Ils ne contestent pas avoir pris possession des lieux dès le mois de mars 2011, n’ayant aucune possibilité de relogement, et invoquent le fait que le courrier adressé à la Sarl Martorel Bâtiment ne faisait mention que de désordres concernant les finitions. Sans contester une réception tacite au 1er mars 2011, ils se prévalent de la garantie décennale de la société C, dès lors que les désordres n’ont révélé qu’ultérieurement leur véritable ampleur sous la forme de désordres décennaux soumis à la responsabilité décennale, ainsi que cela ressort du rapport E qui indique dans son rapport (p. 17/41) que la solidité de l’immeuble est remise en cause, l’expert préconisant la destruction puis la reconstruction de l’immeuble. Ils en déduisent que les désordres ont un caractère et relèvent de la garantie décennale.

Ils concluent enfin à l’irrecevabilité de l’appel incident de la Sarl Martorel Bâtiment contestant la désignation de l’expert, non formulé dans les délais impartis pour conclure et ils sollicitent en toute hypothèse la confirmation du jugement sur la nouvelle expertise.

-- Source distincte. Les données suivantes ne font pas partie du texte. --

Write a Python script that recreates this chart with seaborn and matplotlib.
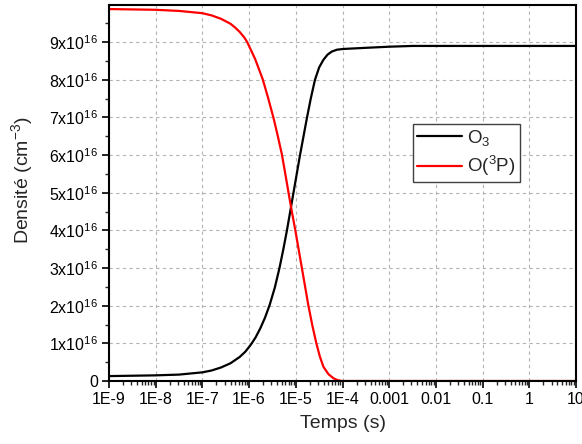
import numpy as np
import pandas as pd
import seaborn as sns
import matplotlib.pyplot as plt
from matplotlib.ticker import FixedLocator, LogLocator, MultipleLocator, NullFormatter

# log10(time in s) and density in units of 1e16 cm^-3
log_t_o3 = [-9.0, -8.5, -8.0, -7.5, -7.0, -6.8, -6.6, -6.4, -6.2, -6.08, -5.96,
            -5.86, -5.76, -5.66, -5.56, -5.45, -5.35, -5.27, -5.19, -5.12, -5.05,
            -4.98, -4.91, -4.835, -4.76, -4.68, -4.59, -4.5, -4.41, -4.32, -4.23,
            -4.12, -3.98, -3.5, -3.0, -2.5, -2.0, -1.0, 0.0, 1.0]
o3 = [0.13, 0.14, 0.15, 0.17, 0.23, 0.28, 0.36, 0.47, 0.64, 0.78, 0.97,
      1.16, 1.4, 1.68, 2.02, 2.48, 3.0, 3.48, 4.0, 4.5, 5.0,
      5.5, 6.0, 6.5, 7.0, 7.5, 8.0, 8.33, 8.53, 8.67, 8.75,
      8.8, 8.82, 8.85, 8.88, 8.9, 8.9, 8.9, 8.9, 8.9]

log_t_o3p = [-9.0, -8.5, -8.0, -7.5, -7.0, -6.8, -6.6, -6.4, -6.3, -6.2, -6.1,
             -6.04, -5.87, -5.71, -5.6, -5.48, -5.39, -5.3, -5.23, -5.16, -5.085,
             -5.01, -4.94, -4.87, -4.8, -4.73, -4.645, -4.56, -4.485, -4.41, -4.3,
             -4.19, -4.1, -4.0, -3.0, -2.0, -1.0, 0.0, 1.0]
o3p = [9.88, 9.87, 9.86, 9.83, 9.77, 9.71, 9.62, 9.49, 9.39, 9.27, 9.12,
       9.0, 8.55, 8.02, 7.55, 7.0, 6.53, 6.03, 5.54, 5.03, 4.5,
       4.0, 3.5, 3.0, 2.5, 2.0, 1.47, 1.0, 0.65, 0.38, 0.18,
       0.07, 0.02, 0.0, 0.0, 0.0, 0.0, 0.0, 0.0]

labels = ["O$_3$", "O($^3$P)"]
tick_decades = [-9, -8, -7, -6, -5, -4, -3, -2, -1, 0, 1]
tick_labels = ["1E-9", "1E-8", "1E-7", "1E-6", "1E-5", "1E-4",
               "0.001", "0.01", "0.1", "1", "10"]

df = pd.concat([
    pd.DataFrame({"t": np.power(10.0, log_t_o3), "n": np.array(o3) * 1e16, "esp": labels[0]}),
    pd.DataFrame({"t": np.power(10.0, log_t_o3p), "n": np.array(o3p) * 1e16, "esp": labels[1]}),
])

sns.set_theme(style="ticks")
plt.rcParams["font.family"] = ["Liberation Sans", "DejaVu Sans"]
plt.rcParams["mathtext.fontset"] = "custom"
plt.rcParams["mathtext.rm"] = "Liberation Sans"
plt.rcParams["mathtext.it"] = "Liberation Sans:italic"

fig = plt.figure(figsize=(5.82, 4.44), dpi=100)
ax = fig.add_axes([0.1873, 0.1419, 0.8024, 0.8462])

sns.lineplot(data=df, x="t", y="n", hue="esp", palette=["black", "#ff0000"],
             linewidth=1.6, ax=ax, sort=False)

ax.set_xscale("log")
ax.set_xlim(1e-9, 10)
ax.set_ylim(0, 9.98e16)

ax.xaxis.set_major_locator(FixedLocator([10.0 ** d for d in tick_decades]))
ax.set_xticklabels(tick_labels)
ax.xaxis.set_minor_locator(LogLocator(base=10, subs=np.arange(2, 10), numticks=20))
ax.xaxis.set_minor_formatter(NullFormatter())

yt = np.arange(0, 10) * 1e16
ax.set_yticks(yt)
ax.set_yticklabels(["0"] + ["%dx10$^{16}$" % k for k in range(1, 10)])
ax.yaxis.set_minor_locator(MultipleLocator(0.5e16))

ax.tick_params(axis="both", which="major", direction="out", length=5, width=1.2,
               labelsize=11.5, colors="black", pad=3)
ax.tick_params(axis="both", which="minor", direction="out", length=3, width=1.0)

for s in ax.spines.values():
    s.set_color("black")
    s.set_linewidth(1.5)

ax.grid(True, which="major", color="#b4b4b4", linestyle=(0, (3, 3)), linewidth=0.8)

ax.set_xlabel("Temps (s)", fontsize=14, labelpad=6)
ax.set_ylabel("Densité (cm$^{-3}$)", fontsize=14)
ax.yaxis.set_label_coords(-0.158, 0.535)

leg = ax.legend(loc="upper left", bbox_to_anchor=(0.651, 0.684), borderaxespad=0,
                fontsize=13.5, frameon=True, fancybox=False, handlelength=2.4,
                handletextpad=0.3, borderpad=0.2, labelspacing=0.35)
leg.get_frame().set_edgecolor("#404040")
leg.get_frame().set_linewidth(1.0)
leg.get_frame().set_alpha(1)

fig.savefig("out.png", dpi=100)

Par conclusions du 3 août 2017, la société C L Iard demande :

à titre principal de

— confirmer la décision en ce qu’il n’y avait pas réception tacite de la part des maîtres de l’ouvrage

— dire que les désordres invoqués ne présentent pas de caractère décennal,

— débouter la Sarl Martorel Bâtiment de ses prétentions à son encontre,

— dire que les consorts Z et A se sont contredits au détriment d’un tiers, et faisant application du principe d’estoppel, les déclarer irrecevables dans leurs demandes à son encontre,

à titre subsidiaire de

— limiter sa garantie aux seuls désordres de nature à porter atteinte à la destination de l’immeuble ou à le menacer dans sa solidité,

— condamner la Sarl Martorel Bâtiment aux entiers dépens d’appel

Elle conteste l’existence d’une réception tacite qui ne peut se déduire de la simple prise possession des lieux, dès lors que :

— le constructeur n’a pas cherché à savoir si la volonté de réceptionner l’ouvrage était non équivoque,

— les maîtres de l’ouvrage, dans leur courrier du 28 octobre 2011, remettent en cause la structure de l’immeuble et reconnaissent qu’il n’y a pas eu de réception.

Sur le principe d’estoppel, elle invoque le fait que :

— M. Z et Mme A se contredisent dans leurs écritures d’appel en soutenant pour la première fois depuis le début de la procédure, qu’ils n’étaient pas en mesure de déceler l’importance des désordres sur le bâtiment,

— cette nouvelle position contrevient au principe selon lequel une partie ne peut se prévaloir d’une position contraire à celle qu’elle a prise antérieurement, lorsque ce changement se produit au détriment d’un tiers ; en effet, les consorts Z-A avaient déjà conclu à la nécessité de détruire et reconstruire l’immeuble en se fondant sur le rapport de M. B.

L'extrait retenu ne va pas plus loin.